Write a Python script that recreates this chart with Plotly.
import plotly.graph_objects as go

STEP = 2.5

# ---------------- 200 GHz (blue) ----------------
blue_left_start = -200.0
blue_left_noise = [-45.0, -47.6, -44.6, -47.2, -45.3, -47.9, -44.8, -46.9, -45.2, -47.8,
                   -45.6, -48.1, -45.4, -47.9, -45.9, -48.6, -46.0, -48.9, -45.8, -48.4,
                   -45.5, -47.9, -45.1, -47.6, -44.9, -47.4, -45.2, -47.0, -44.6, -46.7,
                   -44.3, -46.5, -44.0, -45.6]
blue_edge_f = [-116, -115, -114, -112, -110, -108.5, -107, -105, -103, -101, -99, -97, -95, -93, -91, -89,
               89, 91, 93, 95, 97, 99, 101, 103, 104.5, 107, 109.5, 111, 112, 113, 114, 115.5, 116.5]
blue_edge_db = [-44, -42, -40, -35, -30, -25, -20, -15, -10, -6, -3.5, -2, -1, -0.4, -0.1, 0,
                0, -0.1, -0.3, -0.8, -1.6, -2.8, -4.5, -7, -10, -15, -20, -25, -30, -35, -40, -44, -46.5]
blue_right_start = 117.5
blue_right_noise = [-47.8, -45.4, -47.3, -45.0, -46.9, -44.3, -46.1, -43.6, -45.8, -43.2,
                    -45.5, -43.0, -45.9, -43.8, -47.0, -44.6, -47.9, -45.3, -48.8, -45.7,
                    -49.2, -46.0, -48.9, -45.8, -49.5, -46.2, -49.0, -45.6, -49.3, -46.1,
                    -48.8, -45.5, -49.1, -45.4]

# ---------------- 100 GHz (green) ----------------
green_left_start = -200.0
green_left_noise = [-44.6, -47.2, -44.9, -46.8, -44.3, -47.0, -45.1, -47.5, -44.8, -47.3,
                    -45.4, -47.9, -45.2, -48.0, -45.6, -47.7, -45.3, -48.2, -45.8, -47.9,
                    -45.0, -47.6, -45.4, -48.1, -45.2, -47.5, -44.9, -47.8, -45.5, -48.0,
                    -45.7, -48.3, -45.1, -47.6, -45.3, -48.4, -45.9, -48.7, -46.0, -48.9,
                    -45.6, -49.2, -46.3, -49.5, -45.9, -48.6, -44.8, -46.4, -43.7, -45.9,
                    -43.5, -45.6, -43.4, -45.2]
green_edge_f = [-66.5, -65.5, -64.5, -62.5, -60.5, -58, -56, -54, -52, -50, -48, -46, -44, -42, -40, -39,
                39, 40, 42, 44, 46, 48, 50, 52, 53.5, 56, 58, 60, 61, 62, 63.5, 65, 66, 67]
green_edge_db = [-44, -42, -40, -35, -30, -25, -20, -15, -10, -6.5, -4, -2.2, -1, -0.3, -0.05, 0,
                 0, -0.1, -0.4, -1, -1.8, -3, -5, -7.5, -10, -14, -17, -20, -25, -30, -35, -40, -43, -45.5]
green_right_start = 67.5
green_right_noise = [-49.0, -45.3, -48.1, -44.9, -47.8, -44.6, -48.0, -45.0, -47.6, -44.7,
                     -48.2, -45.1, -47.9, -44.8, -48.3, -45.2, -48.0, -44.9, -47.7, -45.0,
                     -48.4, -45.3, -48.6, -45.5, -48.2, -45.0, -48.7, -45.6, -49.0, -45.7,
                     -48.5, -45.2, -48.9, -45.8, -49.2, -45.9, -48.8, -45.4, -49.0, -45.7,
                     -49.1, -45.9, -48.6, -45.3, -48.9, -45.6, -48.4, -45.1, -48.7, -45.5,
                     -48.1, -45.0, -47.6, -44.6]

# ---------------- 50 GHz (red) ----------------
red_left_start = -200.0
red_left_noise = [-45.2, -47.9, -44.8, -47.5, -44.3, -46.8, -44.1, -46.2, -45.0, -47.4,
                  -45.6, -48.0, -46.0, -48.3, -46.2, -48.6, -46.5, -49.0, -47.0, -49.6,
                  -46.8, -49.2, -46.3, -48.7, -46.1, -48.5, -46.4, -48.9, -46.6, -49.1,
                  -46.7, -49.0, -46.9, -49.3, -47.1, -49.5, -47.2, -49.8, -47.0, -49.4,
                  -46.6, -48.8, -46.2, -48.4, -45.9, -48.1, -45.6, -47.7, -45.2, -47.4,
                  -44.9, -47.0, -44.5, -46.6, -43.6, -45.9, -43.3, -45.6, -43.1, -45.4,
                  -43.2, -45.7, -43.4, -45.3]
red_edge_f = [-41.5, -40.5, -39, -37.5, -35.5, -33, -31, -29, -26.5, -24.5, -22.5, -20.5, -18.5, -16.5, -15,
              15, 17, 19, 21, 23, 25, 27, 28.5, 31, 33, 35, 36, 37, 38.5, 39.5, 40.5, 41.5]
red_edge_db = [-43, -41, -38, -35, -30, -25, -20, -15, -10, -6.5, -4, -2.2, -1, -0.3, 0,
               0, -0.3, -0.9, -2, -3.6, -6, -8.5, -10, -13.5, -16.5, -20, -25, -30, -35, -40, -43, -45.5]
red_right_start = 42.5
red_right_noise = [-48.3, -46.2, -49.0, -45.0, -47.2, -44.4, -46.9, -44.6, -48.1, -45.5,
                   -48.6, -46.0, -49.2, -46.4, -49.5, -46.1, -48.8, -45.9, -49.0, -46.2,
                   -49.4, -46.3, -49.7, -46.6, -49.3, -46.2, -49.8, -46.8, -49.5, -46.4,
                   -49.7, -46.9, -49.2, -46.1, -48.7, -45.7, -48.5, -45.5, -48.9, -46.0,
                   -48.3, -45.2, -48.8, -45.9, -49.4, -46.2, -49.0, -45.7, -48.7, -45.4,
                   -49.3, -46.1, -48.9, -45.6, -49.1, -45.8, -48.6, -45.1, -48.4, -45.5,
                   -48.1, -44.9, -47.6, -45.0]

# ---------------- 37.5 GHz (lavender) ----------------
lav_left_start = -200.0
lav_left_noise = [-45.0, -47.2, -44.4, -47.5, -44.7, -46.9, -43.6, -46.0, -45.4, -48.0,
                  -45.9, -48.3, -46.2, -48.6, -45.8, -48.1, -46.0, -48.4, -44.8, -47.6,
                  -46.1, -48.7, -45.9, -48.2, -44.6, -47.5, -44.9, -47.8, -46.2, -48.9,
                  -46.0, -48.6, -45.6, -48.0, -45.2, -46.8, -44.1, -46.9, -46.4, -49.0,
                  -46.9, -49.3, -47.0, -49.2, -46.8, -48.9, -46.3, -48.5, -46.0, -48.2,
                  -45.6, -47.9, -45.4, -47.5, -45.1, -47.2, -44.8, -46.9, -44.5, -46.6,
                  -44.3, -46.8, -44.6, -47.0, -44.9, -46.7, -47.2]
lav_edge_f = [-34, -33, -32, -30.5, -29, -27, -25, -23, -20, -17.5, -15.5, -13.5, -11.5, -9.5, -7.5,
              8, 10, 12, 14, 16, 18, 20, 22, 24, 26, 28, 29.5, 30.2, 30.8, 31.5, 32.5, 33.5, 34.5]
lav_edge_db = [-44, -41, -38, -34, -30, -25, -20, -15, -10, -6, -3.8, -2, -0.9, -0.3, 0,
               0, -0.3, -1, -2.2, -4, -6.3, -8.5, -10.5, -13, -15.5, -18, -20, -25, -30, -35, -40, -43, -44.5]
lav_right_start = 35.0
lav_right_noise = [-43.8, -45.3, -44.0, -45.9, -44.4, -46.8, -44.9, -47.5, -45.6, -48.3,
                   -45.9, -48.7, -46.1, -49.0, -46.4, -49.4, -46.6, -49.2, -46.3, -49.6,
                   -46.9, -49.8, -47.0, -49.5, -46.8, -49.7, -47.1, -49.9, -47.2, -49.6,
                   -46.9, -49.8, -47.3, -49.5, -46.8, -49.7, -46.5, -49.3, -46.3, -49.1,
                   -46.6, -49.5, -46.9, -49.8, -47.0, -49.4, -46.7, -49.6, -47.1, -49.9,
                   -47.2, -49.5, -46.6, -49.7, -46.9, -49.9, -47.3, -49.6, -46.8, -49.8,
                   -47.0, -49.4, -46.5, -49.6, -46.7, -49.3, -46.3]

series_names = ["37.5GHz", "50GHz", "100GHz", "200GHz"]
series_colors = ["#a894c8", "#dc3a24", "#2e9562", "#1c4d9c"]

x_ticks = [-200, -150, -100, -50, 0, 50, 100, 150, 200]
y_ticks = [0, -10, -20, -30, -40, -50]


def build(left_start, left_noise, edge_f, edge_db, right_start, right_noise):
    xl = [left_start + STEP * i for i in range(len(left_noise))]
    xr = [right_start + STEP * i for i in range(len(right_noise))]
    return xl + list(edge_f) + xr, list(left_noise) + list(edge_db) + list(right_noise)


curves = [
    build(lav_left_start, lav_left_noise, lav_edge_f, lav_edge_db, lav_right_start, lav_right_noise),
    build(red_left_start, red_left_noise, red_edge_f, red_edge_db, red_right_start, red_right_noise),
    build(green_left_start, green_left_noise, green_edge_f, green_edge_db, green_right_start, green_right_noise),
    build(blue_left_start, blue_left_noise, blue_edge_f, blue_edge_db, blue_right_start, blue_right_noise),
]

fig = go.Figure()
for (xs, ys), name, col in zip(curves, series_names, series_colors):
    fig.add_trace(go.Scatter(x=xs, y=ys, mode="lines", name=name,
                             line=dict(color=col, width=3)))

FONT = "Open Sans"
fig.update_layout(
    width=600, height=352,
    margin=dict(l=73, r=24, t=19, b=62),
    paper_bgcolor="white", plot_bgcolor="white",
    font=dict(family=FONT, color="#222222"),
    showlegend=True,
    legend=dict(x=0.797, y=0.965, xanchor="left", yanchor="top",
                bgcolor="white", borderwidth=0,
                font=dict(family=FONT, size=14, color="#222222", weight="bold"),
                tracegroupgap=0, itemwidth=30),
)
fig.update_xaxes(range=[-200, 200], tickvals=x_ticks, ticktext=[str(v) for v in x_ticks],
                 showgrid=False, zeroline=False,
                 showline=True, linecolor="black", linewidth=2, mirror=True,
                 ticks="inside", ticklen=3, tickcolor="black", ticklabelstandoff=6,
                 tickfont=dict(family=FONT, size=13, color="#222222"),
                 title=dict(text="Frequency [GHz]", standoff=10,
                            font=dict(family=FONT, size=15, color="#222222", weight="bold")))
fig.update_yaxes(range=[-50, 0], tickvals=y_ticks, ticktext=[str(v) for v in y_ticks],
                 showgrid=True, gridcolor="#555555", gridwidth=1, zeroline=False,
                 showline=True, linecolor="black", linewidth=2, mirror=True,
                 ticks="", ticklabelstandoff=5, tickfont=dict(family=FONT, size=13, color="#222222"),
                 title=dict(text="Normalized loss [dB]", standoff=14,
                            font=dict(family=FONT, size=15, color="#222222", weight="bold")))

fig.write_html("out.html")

GOAL OF THE EXERCISE:
From the opening line of the data above through the line that contains "-48.8, -45.5, -49.1, -45.4]", please print each line as it stands and only those lines.

WORKED SOLUTION:
Write a Python script that recreates this chart with Plotly.
import plotly.graph_objects as go

STEP = 2.5

# ---------------- 200 GHz (blue) ----------------
blue_left_start = -200.0
blue_left_noise = [-45.0, -47.6, -44.6, -47.2, -45.3, -47.9, -44.8, -46.9, -45.2, -47.8,
                   -45.6, -48.1, -45.4, -47.9, -45.9, -48.6, -46.0, -48.9, -45.8, -48.4,
                   -45.5, -47.9, -45.1, -47.6, -44.9, -47.4, -45.2, -47.0, -44.6, -46.7,
                   -44.3, -46.5, -44.0, -45.6]
blue_edge_f = [-116, -115, -114, -112, -110, -108.5, -107, -105, -103, -101, -99, -97, -95, -93, -91, -89,
               89, 91, 93, 95, 97, 99, 101, 103, 104.5, 107, 109.5, 111, 112, 113, 114, 115.5, 116.5]
blue_edge_db = [-44, -42, -40, -35, -30, -25, -20, -15, -10, -6, -3.5, -2, -1, -0.4, -0.1, 0,
                0, -0.1, -0.3, -0.8, -1.6, -2.8, -4.5, -7, -10, -15, -20, -25, -30, -35, -40, -44, -46.5]
blue_right_start = 117.5
blue_right_noise = [-47.8, -45.4, -47.3, -45.0, -46.9, -44.3, -46.1, -43.6, -45.8, -43.2,
                    -45.5, -43.0, -45.9, -43.8, -47.0, -44.6, -47.9, -45.3, -48.8, -45.7,
                    -49.2, -46.0, -48.9, -45.8, -49.5, -46.2, -49.0, -45.6, -49.3, -46.1,
                    -48.8, -45.5, -49.1, -45.4]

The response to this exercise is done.